:: Problem details ::
Would you restate all the data that follows, word for word?
=== Recorded data ===
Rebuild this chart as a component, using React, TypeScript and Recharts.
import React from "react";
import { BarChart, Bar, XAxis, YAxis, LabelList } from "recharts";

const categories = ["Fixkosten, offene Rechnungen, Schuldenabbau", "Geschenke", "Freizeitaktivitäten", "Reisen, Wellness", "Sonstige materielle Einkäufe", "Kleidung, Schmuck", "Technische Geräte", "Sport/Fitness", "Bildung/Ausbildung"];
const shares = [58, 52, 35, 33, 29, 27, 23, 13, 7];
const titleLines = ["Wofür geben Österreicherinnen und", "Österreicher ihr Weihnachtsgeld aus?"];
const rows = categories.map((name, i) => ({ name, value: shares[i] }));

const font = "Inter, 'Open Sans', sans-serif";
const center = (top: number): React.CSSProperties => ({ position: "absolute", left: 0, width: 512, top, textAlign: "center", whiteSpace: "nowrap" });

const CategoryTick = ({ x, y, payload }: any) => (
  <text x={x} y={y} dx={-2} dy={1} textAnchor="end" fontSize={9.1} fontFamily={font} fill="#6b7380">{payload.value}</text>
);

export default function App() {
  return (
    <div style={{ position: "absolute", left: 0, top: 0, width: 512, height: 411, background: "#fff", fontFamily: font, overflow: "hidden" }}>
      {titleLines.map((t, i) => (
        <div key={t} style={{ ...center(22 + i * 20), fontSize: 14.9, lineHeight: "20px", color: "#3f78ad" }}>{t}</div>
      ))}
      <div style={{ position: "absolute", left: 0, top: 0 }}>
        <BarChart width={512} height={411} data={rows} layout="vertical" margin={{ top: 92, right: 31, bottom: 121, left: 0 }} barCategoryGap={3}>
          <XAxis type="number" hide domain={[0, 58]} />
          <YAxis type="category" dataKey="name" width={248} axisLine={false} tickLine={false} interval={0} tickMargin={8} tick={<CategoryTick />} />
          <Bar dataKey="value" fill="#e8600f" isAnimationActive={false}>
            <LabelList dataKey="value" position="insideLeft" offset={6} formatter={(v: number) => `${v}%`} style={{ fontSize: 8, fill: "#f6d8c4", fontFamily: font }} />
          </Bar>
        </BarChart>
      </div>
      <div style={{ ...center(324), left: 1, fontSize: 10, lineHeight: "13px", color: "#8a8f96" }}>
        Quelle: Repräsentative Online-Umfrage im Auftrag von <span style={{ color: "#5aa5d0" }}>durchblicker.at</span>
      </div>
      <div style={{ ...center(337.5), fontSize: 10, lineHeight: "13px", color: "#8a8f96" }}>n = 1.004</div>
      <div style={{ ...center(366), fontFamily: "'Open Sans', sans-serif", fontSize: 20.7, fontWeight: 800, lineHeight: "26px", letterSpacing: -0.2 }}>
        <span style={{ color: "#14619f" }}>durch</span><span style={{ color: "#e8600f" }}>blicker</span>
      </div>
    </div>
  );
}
===
:: Task response ::
Rebuild this chart as a component, using React, TypeScript and Recharts.
import React from "react";
import { BarChart, Bar, XAxis, YAxis, LabelList } from "recharts";

const categories = ["Fixkosten, offene Rechnungen, Schuldenabbau", "Geschenke", "Freizeitaktivitäten", "Reisen, Wellness", "Sonstige materielle Einkäufe", "Kleidung, Schmuck", "Technische Geräte", "Sport/Fitness", "Bildung/Ausbildung"];
const shares = [58, 52, 35, 33, 29, 27, 23, 13, 7];
const titleLines = ["Wofür geben Österreicherinnen und", "Österreicher ihr Weihnachtsgeld aus?"];
const rows = categories.map((name, i) => ({ name, value: shares[i] }));

const font = "Inter, 'Open Sans', sans-serif";
const center = (top: number): React.CSSProperties => ({ position: "absolute", left: 0, width: 512, top, textAlign: "center", whiteSpace: "nowrap" });

const CategoryTick = ({ x, y, payload }: any) => (
  <text x={x} y={y} dx={-2} dy={1} textAnchor="end" fontSize={9.1} fontFamily={font} fill="#6b7380">{payload.value}</text>
);

export default function App() {
  return (
    <div style={{ position: "absolute", left: 0, top: 0, width: 512, height: 411, background: "#fff", fontFamily: font, overflow: "hidden" }}>
      {titleLines.map((t, i) => (
        <div key={t} style={{ ...center(22 + i * 20), fontSize: 14.9, lineHeight: "20px", color: "#3f78ad" }}>{t}</div>
      ))}
      <div style={{ position: "absolute", left: 0, top: 0 }}>
        <BarChart width={512} height={411} data={rows} layout="vertical" margin={{ top: 92, right: 31, bottom: 121, left: 0 }} barCategoryGap={3}>
          <XAxis type="number" hide domain={[0, 58]} />
          <YAxis type="category" dataKey="name" width={248} axisLine={false} tickLine={false} interval={0} tickMargin={8} tick={<CategoryTick />} />
          <Bar dataKey="value" fill="#e8600f" isAnimationActive={false}>
            <LabelList dataKey="value" position="insideLeft" offset={6} formatter={(v: number) => `${v}%`} style={{ fontSize: 8, fill: "#f6d8c4", fontFamily: font }} />
          </Bar>
        </BarChart>
      </div>
      <div style={{ ...center(324), left: 1, fontSize: 10, lineHeight: "13px", color: "#8a8f96" }}>
        Quelle: Repräsentative Online-Umfrage im Auftrag von <span style={{ color: "#5aa5d0" }}>durchblicker.at</span>
      </div>
      <div style={{ ...center(337.5), fontSize: 10, lineHeight: "13px", color: "#8a8f96" }}>n = 1.004</div>
      <div style={{ ...center(366), fontFamily: "'Open Sans', sans-serif", fontSize: 20.7, fontWeight: 800, lineHeight: "26px", letterSpacing: -0.2 }}>
        <span style={{ color: "#14619f" }}>durch</span><span style={{ color: "#e8600f" }}>blicker</span>
      </div>
    </div>
  );
}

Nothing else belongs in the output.